Por Arturo Zárate Ruiz
Esta semana recordamos a san Carlos Borromeo. Su labor fue clave a la hora de defender la fe frente a la revuelta protestante. Se esforzó por implementar lo decidido en el Concilio de Trento. Fue promotor de los seminarios para futuros sacerdotes.
Destacó, sobre todo, por su amor a los enfermos por la peste bubónica. De familia de banqueros ricos y poderosos (los Medici), no siguió el camino de los potentados que se retiraron al aislamiento, como relata Boccacio en su Decamerón, o Manzoni en Los novios. Borromeo prefirió organizar a los religiosos que restaban en Milán para alimentar y cuidar de los hambrientos y enfermos. Ellos alimentaban más de 60.000 personas por día, en una iniciativa costeada totalmente por el entonces cardenal, quien se endeudó para alimentar a los hambrientos. Él también visitaba personalmente a los que sufrían de la epidemia y lavaba sus heridas. A pesar de estar en la línea de frente junto a los enfermos, el buen cardenal no resultó contagiado. Vivió otros seis años después de la epidemia, tal vez la misma que marcó la vida y heroísmo de santa Rita de Casia en favor de los apestados. Otros bienaventurados como ellos son los siguientes:
Santa Catalina de Siena, contemporánea de santa Rita, también acudió al socorro de los desgraciados, sin mostrarse jamás cansada, y, como ella, operó algunos milagros. Ambas destacaron además por su amor por el Papa, uno como el de las buenas madres que no miman sino corrigen a sus hijos cuando se portan mal. Por ellas fue que los papas regresaron a Roma, tras su exilio voluntario y comodón en Aviñón.
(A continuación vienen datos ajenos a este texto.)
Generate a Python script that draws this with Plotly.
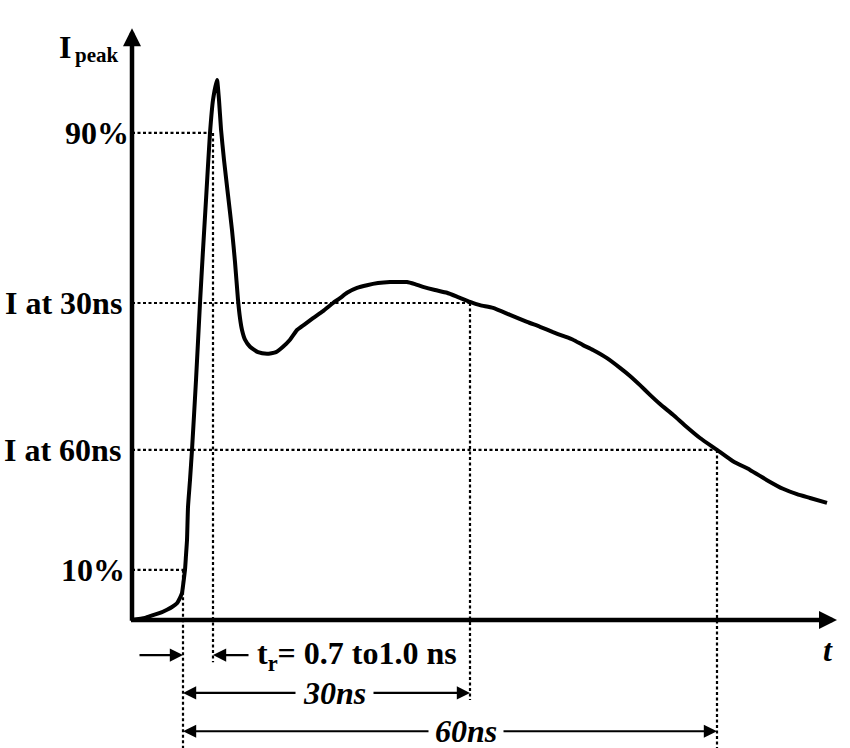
import plotly.graph_objects as go

# ---- data (time in schematic units, current in % of Ipeak)
t_curve = [0.0, 1.3, 2.1, 2.8, 3.5, 4.0, 4.5, 4.8, 5.0, 5.1, 5.2, 5.3, 5.4, 5.5, 5.6, 5.8,
           6.0, 6.4, 6.8, 7.1, 7.4, 7.8, 8.1, 8.5, 8.7, 8.9, 9.2, 9.6, 10.0, 10.3, 10.6, 10.8,
           11.0, 11.3, 11.8, 12.6, 13.5, 14.4, 15.1, 15.8, 16.5, 17.3, 18.1, 19.1, 20.1,
           20.8, 21.5, 22.5, 23.5, 24.6, 25.8, 26.8, 27.5, 28.3, 29.1, 30.3, 31.5, 32.6,
           33.8, 34.8, 36.1, 37.8, 39.5, 40.8, 42.1, 43.1, 44.1, 45.1, 46.1, 47.5, 48.8,
           49.8, 50.8, 51.8, 52.8, 54.1, 55.5, 56.8, 58.5, 60.1, 61.8, 63.5, 65.1, 66.5,
           67.8, 69.5]
i_curve = [0.0, 0.4, 0.9, 1.3, 1.9, 2.4, 3.1, 4.1, 5.0, 6.3, 7.8, 9.3, 12.0, 14.8, 20.9, 25.9,
           31.5, 44.4, 58.7, 68.5, 77.8, 90.2, 96.3, 100.0, 96.3, 90.9, 85.2, 78.7, 72.2, 66.3, 59.3, 55.9,
           53.7, 51.9, 50.6, 49.6, 49.3, 49.6, 50.6, 51.9, 53.7, 54.8, 55.9, 57.2, 58.7,
           59.6, 60.6, 61.5, 62.0, 62.4, 62.6, 62.6, 62.6, 62.2, 61.7, 61.1, 60.6, 59.8,
           58.9, 58.3, 57.8, 56.5, 55.2, 54.3, 53.3, 52.6, 51.9, 50.9, 50.0, 48.5, 46.7,
           45.2, 43.5, 41.7, 40.0, 38.0, 35.7, 33.7, 31.5, 29.4, 27.8, 25.9, 24.3, 23.3,
           22.6, 21.7]

level_labels = ["90%", "I at 30ns", "I at 60ns", "10%"]
level_values = [90.2, 58.7, 31.5, 9.3]
level_times = [8.1, 33.8, 58.5, 5.1]          # where each level meets the curve
label_right = [-0.15, -0.8, -0.9, -0.55]        # right edge of each level label

mark_times = [5.1, 8.1, 33.8, 58.5]             # t10, t90, t(30ns), t(60ns)
mark_tops = [9.3, 90.2, 58.7, 31.5]
mark_bottoms = [-23.7, -7.8, -14.8, -23.7]

row_tr, row_30, row_60 = -6.5, -13.5, -20.6
t_axis_end, i_axis_end = 70.5, 109.6

FONT = "Liberation Serif"
fig = go.Figure()
fig.add_trace(go.Scatter(x=t_curve, y=i_curve, mode="lines",
                         line=dict(color="black", width=4, shape="spline", smoothing=0.5),
                         hoverinfo="skip"))

dot = dict(color="black", width=2.2, dash="3px,2.5px")
for lv, lt in zip(level_values, level_times):
    fig.add_shape(type="line", x0=0, x1=lt, y0=lv, y1=lv, line=dot, layer="below")
for mt, top, bot in zip(mark_times, mark_tops, mark_bottoms):
    fig.add_shape(type="line", x0=mt, x1=mt, y0=top, y1=bot, line=dot, layer="below")

def arrow(x_tail, y_tail, x_head, y_head, width, size):
    fig.add_annotation(x=x_head, y=y_head, ax=x_tail, ay=y_tail, xref="x", yref="y",
                       axref="x", ayref="y", text="", showarrow=True, arrowhead=2,
                       arrowwidth=width, arrowsize=size, arrowcolor="black")

# axes
arrow(0, -0.4, 0, i_axis_end, 4.5, 0.8)
arrow(-0.25, 0, t_axis_end, 0, 4.5, 0.8)

# dimension arrows
arrow(0.6, row_tr, mark_times[0], row_tr, 2.2, 1.2)
arrow(11.8, row_tr, mark_times[1], row_tr, 2.2, 1.2)
arrow(16.5, row_30, mark_times[0], row_30, 2.2, 1.2)
arrow(24.0, row_30, mark_times[2], row_30, 2.2, 1.2)
arrow(29.8, row_60, mark_times[0], row_60, 2.2, 1.2)
arrow(37.0, row_60, mark_times[3], row_60, 2.2, 1.2)

def label(x, y, text, size=32, anchor="center", italic=False):
    fig.add_annotation(x=x, y=y, xref="x", yref="y", text=text, showarrow=False,
                       xanchor=anchor, yanchor="middle",
                       font=dict(family=FONT, size=size, color="black",
                                 weight="bold", style="italic" if italic else "normal"))

for txt, lv, xr in zip(level_labels, level_values, label_right):
    label(xr, lv, txt, anchor="right")

label(-5.9, 106.2, "I", anchor="right")
label(-5.9, 104.6, "peak", size=21, anchor="left")
label(12.3, row_tr, "t<sub>r</sub>= 0.7 to1.0 ns", size=32, anchor="left")
label(20.2, row_30, "30ns", italic=True)
label(33.4, row_60, "60ns", italic=True)
label(69.6, -5.6, "t", italic=True)

fig.update_layout(width=850, height=748, margin=dict(l=0, r=0, t=0, b=0),
                  paper_bgcolor="white", plot_bgcolor="white", showlegend=False,
                  xaxis=dict(visible=False, range=[-13.2, 71.8]),
                  yaxis=dict(visible=False, range=[-23.70, 114.81]))
fig.write_html("out.html")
San Luis de Gonzaga, cuando llegó la peste en 1591, pasó horas junto a las camas de los más necesitados. El padre Nicolás Fabrini atestiguará más tarde: “Daba horror ver a tantos que se estaban muriendo. Andaban desnudos por el hospital y se caían muertos por los rincones, con un olor insoportable. Yo vi a Luis servir con alegría a los enfermos, lavándoles los pies, arreglándolos, dándoles de comer, preparándolos para la confesión y animándolos a la esperanza”. Se contagió de la enfermedad al poner en sus hombros a un contagiado y llevarlo al hospital. Murió a los 23 años.
San Roque nació en Francia (siglo XIV), en donde adquirió sus conocimientos médicos. Al quedar huérfano, emprendió su peregrinación a Roma. Durante su trayecto detuvo su camino en varias ciudades para atender a víctimas de la peste, tan peligrosa que quitó la vida de 200 millones de personas. Cuando contrajo la enfermedad, su cuerpo se llenó de los característicos bubones y manchas negras. Después de algunos días, él sí se curó y se dedicó a sanar a muchas personas contagiadas y aun animales enfermos. Por esta razón, también se le conoce como el protector de los perros.
Santa Virginia Centurione Bracelli (siglo XVII) Era una viuda rica cuando explotó una peste en Génova. Ella albergó muchos enfermos en su casa. Quedando sin espacio, alquiló un convento vacío y construyó más moradas. Aunque la peste terminó, el hospital de Virginia continuó atendiendo centenas de personas enfermas, y la orden religiosa que Virginia fundó en medio de todo eso continua hasta hoy.
San Damián de Molokai fue misionero en Hawái, a fines del siglo XIX. Por dedicarse a la atención de los leprosos, confinados en sitios retirados, contrajo la enfermedad, la cual eventualmente lo llevó a la tumba.
Santa Marianne Cope atendió al llamado del rey de Hawái para traer a sus hermanas a Hawái y servir a los leprosos al lado de San Damián de Molokai. Aunque muchos temiesen que la enfermedad fuese extremamente contagiosa, Marianne garantizó a las hermanas que ninguna de ellas la contraería. Por medio de rígidas prácticas de higiene y mucha disciplina, las Hermanas trabajaron con los leprosos de Molokai por casi un siglo, sin que ninguna de ellas contrajese la terrible enfermedad.
No pocos de nosotros somos sobrevivientes del COVID, que afectó a muchos en 2020. Como san Luis de Gonzaga y san Damián de Molokai, no pocos médicos conocidos míos murieron por atender entonces —no obstante, el riesgo— a los moribundos. Entre los que cayeron por no poner a un lado sus obligaciones médicas están mis dos hermanos.
Pido a Dios por ellos y por todos los que entonces murieron. Pido, en especial, por todos los profesionistas de la medicina. Que Dios los guíe y asista en su labor.